When my son came home from school, we counted the rings on a stump: 53 and counting before the lines became too crowded to count. I thought of my how mother, born and raised in a house just a few blocks down, may have ridden her bike down this street when the pine tree was just a young sap and she was just a gangly teen-ager. I imagined her riding her bike with her girlfriends after supper during the summer, when the sun doesn’t set until 10 p.m. and the evenings stretch out before kids, wide open, begging for attention.

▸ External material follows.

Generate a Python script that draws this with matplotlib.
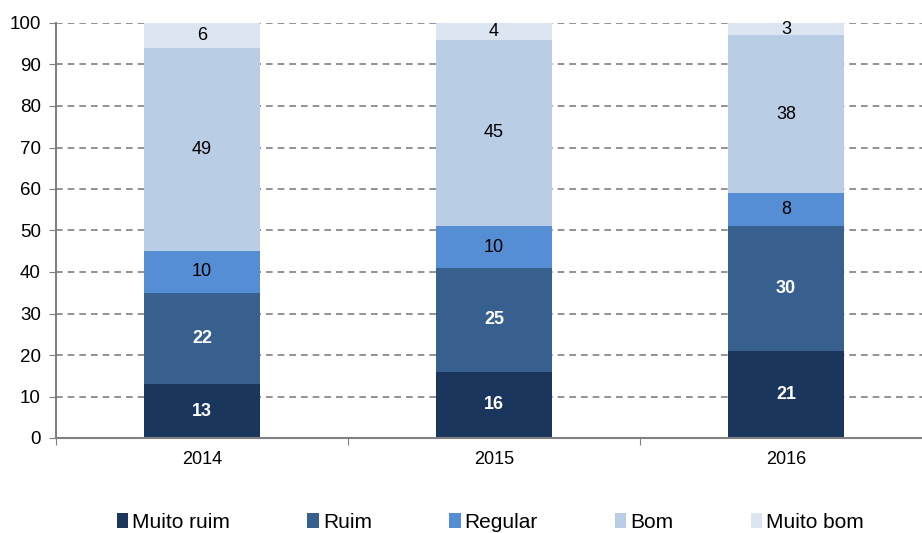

Looking closer at the rings, I explained to my son how to read the lines for signs of drought and heavy rains. My husband, a former arborist, and I were confused, utterly baffled, why someone would kill such a healthy, living tree. The clouds rolled in from Canada. Here, in the heart of the central plains, nothing prevents you from not paying attention to the approaching storm. I swear I saw mountain peaks forming on the northern horizon.
“You can take a girl out of the mountains but you can’t take the mountain out of the girl,” my husband sings.

It would have been neighborly if he had come over and told us that he was going to take down the tree, my husband thought. I wondered how neighborly we could be when clearly, our worldviews are shaped so differently.

He is a grass man, our neighbor. He thinks like a prairie, meadows of tall grasses and houses with manicured lawns. Grass is good for cattle ranching, for making hay, for building sod houses. Trees don’t belong out here on the prairie. They are planted in a straight line to stop the snow in its tracks.

My husband and I do as Aldo Leopold suggests: we think like mountains and mountains are anchored by trees. We measure elevations in terms of above or below tree line, and we estimate heating costs depending on how many cords of wood we buy. In the mountains, our homes are built out of logs and our furniture is made out of knotty pine. Grass takes water, lots of water, something that is scarce in the mountains we come from.
A week later the stump was mulched.

When I saw my neighbor mowing the lawn while I was on the way to pick up my kids from school, I stopped him. “What happened to the tree?”
He paused, looked at the space where the tree used to be.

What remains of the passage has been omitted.